Culture secretary Ben Bradshaw has confirmed that the BBC’s licence fee will be top-sliced to pay for regional news services and children’s programming.
If Labour win next week’s general election, Bradsaw said top-slicing will be a priority, as well as dismantling the BBC Trust, which he claims is holding back the corporation.
Speaking to BBC Radio 4, Bradshaw said top-slicing is a “good idea that has widespread support- to continue to use a very small fraction of the licence fee, which is currently used to pay for digital switchover which is not otherwise and would not otherwise be available to the BBC.
“We think [top-slicing] is the best way of securing the future of ITV [regional news]. There may even by arguments for using parts of the licence fee to help secure the future of children’s broadcasting, which people feel very strongly about.

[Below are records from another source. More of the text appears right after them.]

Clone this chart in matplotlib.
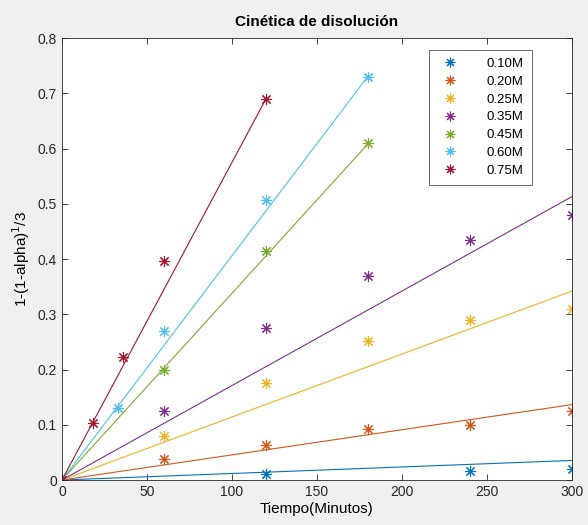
import numpy as np
import matplotlib.pyplot as plt
from matplotlib.lines import Line2D

plt.rcParams['font.family'] = ['Liberation Sans', 'DejaVu Sans']

# Concentrations and colors (MATLAB default order)
labels = ["0.10M", "0.20M", "0.25M", "0.35M", "0.45M", "0.60M", "0.75M"]
colors = ["#0072BD", "#D95319", "#EDB120", "#7E2F8E", "#77AC30", "#4DBEEE", "#A2142F"]

# Measured points, time (min) and 1-(1-alpha)^1/3
t_010 = [0, 120, 240, 300]
y_010 = [0, 0.010, 0.016, 0.020]
t_020 = [0, 60, 120, 180, 240, 300]
y_020 = [0, 0.038, 0.063, 0.092, 0.100, 0.125]
t_025 = [0, 60, 120, 180, 240, 300]
y_025 = [0, 0.080, 0.175, 0.252, 0.290, 0.310]
t_035 = [0, 60, 120, 180, 240, 300]
y_035 = [0, 0.125, 0.275, 0.370, 0.435, 0.480]
t_045 = [0, 60, 120, 180]
y_045 = [0, 0.200, 0.415, 0.610]
t_060 = [0, 33, 60, 120, 180]
y_060 = [0, 0.130, 0.270, 0.507, 0.730]
t_075 = [0, 18, 36, 60, 120]
y_075 = [0, 0.103, 0.222, 0.396, 0.690]

# fitted slopes (line through origin)
slopes = [1.18e-4, 4.55e-4, 1.14e-3, 1.71e-3, 3.38e-3, 4.06e-3, 5.75e-3]

times = [t_010, t_020, t_025, t_035, t_045, t_060, t_075]
values = [y_010, y_020, y_025, y_035, y_045, y_060, y_075]

fig = plt.figure(figsize=(5.88, 5.25), dpi=100)
fig.patch.set_facecolor("#f0f0f0")
ax = fig.add_axes([0.1054, 0.0857, 0.8674, 0.8419])

star = (8, 2, 0)
for t, y, m, c, lab in zip(times, values, slopes, colors, labels):
    ax.plot(t, y, linestyle="none", marker=star, markersize=8, mew=0.8,
            color=c, label=lab)
    tt = np.array([0, max(t)])
    ax.plot(tt, m * tt, color=c, lw=0.8)

ax.set_xlim(0, 300)
ax.set_ylim(0, 0.8)
ax.set_xticks(np.arange(0, 301, 50))
ax.set_yticks(np.arange(0, 0.81, 0.1))
ax.set_yticklabels(["0", "0.1", "0.2", "0.3", "0.4", "0.5", "0.6", "0.7", "0.8"])

gray = "#262626"
for s in ax.spines.values():
    s.set_color(gray)
    s.set_linewidth(0.6)
ax.tick_params(direction="in", top=True, right=True, length=4, width=0.6,
               colors=gray, labelsize=10)

ax.set_title("Cinética de disolución", fontsize=11, fontweight="bold", pad=9)
ax.set_xlabel("Tiempo(Minutos)", fontsize=11, labelpad=2)
ax.set_ylabel("1-(1-alpha)$^{1}$/3", fontsize=11, labelpad=4)

handles = [Line2D([], [], linestyle="none", marker=star, markersize=7,
                  mew=0.8, color=c) for c in colors]
leg = ax.legend(handles, labels, loc="upper right", bbox_to_anchor=(0.921, 0.973),
                borderaxespad=0, fontsize=9.5, frameon=True, fancybox=False,
                handletextpad=1.8, labelspacing=0.42, borderpad=0.6,
                handlelength=2.0)
leg.get_frame().set_edgecolor(gray)
leg.get_frame().set_linewidth(0.6)

fig.savefig("out.png", dpi=100, facecolor=fig.get_facecolor())
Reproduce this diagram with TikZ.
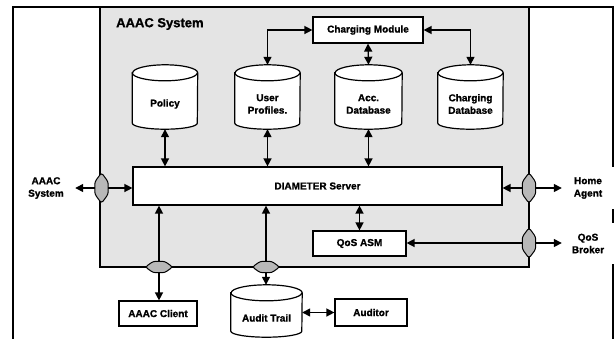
\documentclass[tikz,border=0pt]{standalone}
\usepackage{fontspec}
\setmainfont{Liberation Sans}[BoldFeatures={FakeBold=1.2}]
\usetikzlibrary{arrows.meta,calc}
\definecolor{sysgray}{HTML}{E4E4E4}
\definecolor{gwgray}{HTML}{B8B8B8}

% database cylinder drawn round an invisible node: #1 node, #2 half width
\newcommand\dbdraw[2]{%
  \draw[boxline, fill=white] ([yshift=-8pt]#1.north west) -- ([yshift=6pt]#1.south west)
     arc[start angle=180, end angle=360, x radius=#2, y radius=6pt]
     -- ([yshift=-8pt]#1.north east)
     arc[start angle=0, end angle=180, x radius=#2, y radius=8pt] -- cycle;
  \draw[boxline] ([yshift=-8pt]#1.north west)
     arc[start angle=180, end angle=360, x radius=#2, y radius=8pt];}
% gateway lozenges, vertical and horizontal
\newcommand\gwv[1]{%
  \draw[gwfill] (#1.north) -- ([yshift=-9pt]#1.north east) -- ([yshift=9pt]#1.south east)
     -- (#1.south) -- ([yshift=9pt]#1.south west) -- ([yshift=-9pt]#1.north west) -- cycle;}
\newcommand\gwh[1]{%
  \draw[gwfill] (#1.west) -- ([xshift=8pt]#1.north west) -- ([xshift=-8pt]#1.north east)
     -- (#1.east) -- ([xshift=-8pt]#1.south east) -- ([xshift=8pt]#1.south west) -- cycle;}

\begin{document}
\begin{tikzpicture}[x=1pt,y=-1pt,
  lbl/.style={font=\fontsize{10}{12.5}\selectfont\bfseries},
  boxline/.style={line width=1.2pt},
  box/.style={draw, boxline, fill=white, inner sep=0pt, lbl},
  dbbody/.style={inner sep=0pt, draw=none},
  dbtext/.style={lbl, align=center, inner sep=0pt},
  gwbody/.style={inner sep=0pt, draw=none},
  gwfill/.style={draw, line width=1pt, fill=gwgray, rounded corners=2.5pt},
  extlabel/.style={lbl, align=center, inner sep=0pt},
  tipc/.tip={Triangle[length=8pt,width=8pt]},
  both/.style={line width=1.4pt, tipc-tipc},
  arr/.style={line width=1.4pt, -tipc}
]
\useasboundingbox (0,0) rectangle (615,338);

% outer frame (open at the bottom)
\draw[boxline] (13,340) -- (13,7) -- (613,7) -- (613,340);

% AAAC system area
\draw[boxline, fill=sysgray] (100,7) rectangle (529,267);
\node[anchor=west, inner sep=0pt, font=\fontsize{13}{15}\selectfont\bfseries] (title) at (116,24) {AAAC System};

% boxes
\node[box, minimum width=110pt, minimum height=26pt] (cm) at (368,30) {Charging Module};
\node[box, minimum width=369pt, minimum height=38pt] (diam) at (317.5,186) {DIAMETER Server};
\node[box, minimum width=93pt, minimum height=25pt] (qos) at (359.5,243.5) {QoS ASM};
\node[box, minimum width=78pt, minimum height=25pt] (client) at (158,313.5) {AAAC Client};
\node[box, minimum width=72pt, minimum height=27pt] (auditor) at (371,312.5) {Auditor};

% databases
\node[dbbody, minimum width=65pt, minimum height=64pt] (policy) at (165,97) {};
\dbdraw{policy}{32.5pt}
\node[dbtext] at ([yshift=-7pt]policy.center) {Policy};
\node[dbbody, minimum width=65pt, minimum height=64pt] (user) at (267.5,97) {};
\dbdraw{user}{32.5pt}
\node[dbtext] at ([yshift=-7pt]user.center) {User\\Profiles.};
\node[dbbody, minimum width=67pt, minimum height=64pt] (acc) at (368.5,97) {};
\dbdraw{acc}{33.5pt}
\node[dbtext] at ([yshift=-7pt]acc.center) {Acc.\\Database};
\node[dbbody, minimum width=65pt, minimum height=64pt] (chg) at (470.5,97) {};
\dbdraw{chg}{32.5pt}
\node[dbtext] at ([yshift=-7pt]chg.center) {Charging\\Database};
\node[dbbody, minimum width=71pt, minimum height=52pt] (audit) at (266.5,311) {};
\dbdraw{audit}{35.5pt}
\node[dbtext] at ([yshift=-7pt]audit.center) {Audit Trail};

% external labels
\node[extlabel, minimum width=58pt] (extsys) at (46,188) {AAAC\\System};
\node[extlabel, fill=white, minimum width=52pt, minimum height=42pt] (home) at (588,188) {Home\\Agent};
\node[extlabel, fill=white, minimum width=52pt, minimum height=41pt] (broker) at (588,243.5) {QoS\\Broker};

% gateways
\node[gwbody, minimum width=13pt, minimum height=30pt] (gwl) at (101.5,188) {};
\gwv{gwl}
\node[gwbody, minimum width=13pt, minimum height=30pt] (gwr) at (529,188) {};
\gwv{gwr}
\node[gwbody, minimum width=13pt, minimum height=30pt] (gwq) at (529,243) {};
\gwv{gwq}
\node[gwbody, minimum width=27pt, minimum height=11pt] (gwc) at (159,267) {};
\gwh{gwc}
\node[gwbody, minimum width=27pt, minimum height=11pt] (gwa) at (266,267) {};
\gwh{gwa}

% connectors
\draw[both] (user.north) |- (cm.west);
\draw[both] (cm.east) -| (chg.north);
\draw[both] (cm.south) -- (acc.north);
\draw[both] (policy.south) -- (policy.south |- diam.north);
\draw[both] (user.south) -- (user.south |- diam.north);
\draw[both] (acc.south) -- (acc.south |- diam.north);
\draw[both] (qos.north) -- (qos.north |- diam.south);
\draw[arr] (gwl.west) -- (gwl.west -| extsys.east);
\draw[arr] (gwl.east) -- (gwl.east -| diam.west);
\draw[arr] (gwr.west) -- (gwr.west -| diam.east);
\draw[arr] (gwr.east) -- (gwr.east -| home.west);
\draw[arr] (gwq.west) -- (gwq.west -| qos.east);
\draw[arr] (gwq.east) -- (gwq.east -| broker.west);
\draw[arr] (gwc.north) -- (gwc.north |- diam.south);
\draw[arr] (gwc.south) -- (gwc.south |- client.north);
\draw[arr] (gwa.north) -- (gwa.north |- diam.south);
\draw[arr] (gwa.south) -- (gwa.south |- audit.north);
\draw[both] (audit.east |- auditor.west) -- (auditor.west);
\end{tikzpicture}
\end{document}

“We already have the biggest intervention in the market in Europe in the form of the licence fee. It has never been exclusively the property of the BBC either by legislation or by practice.
“We are in a new world. The public cares deeply about regional news on ITV and they also care deeply about children’s programming, which is in real crisis in this country.
“We already spend 3% of the licence fee now not on the BBC but on digital switchover because we have agreed that is a public good. It seems to me to make absolute sense post 2012 to continue to ringfence that portion of public money to secure these things that the public wants.”
Although, he added: “If someone comes up with a better idea we are still open to it.”
On the BBC Trust, Bradshaw said: “It ties the hands of BBC management to go out there fighting for the BBC. You get the worst of both worlds. You don’t get very good cheerleading and you don’t get very good regulation.
“I’d far rather have BBC management that was proud, robust, going out there fighting the Murdochs, fighting the Tory party, fighting the enemies of the BBC and free to do so and not looking over their shoulder at the trust.
“When you have a powerful international media organisation that has got into bed with a political party, that wants to govern this country after 6 May, and they have a clear agenda of hostility towards the BBC and furthering the commercial interests of the Murdoch empire, why shouldn’t the BBC and people who care about the BBC be able to defend themselves?”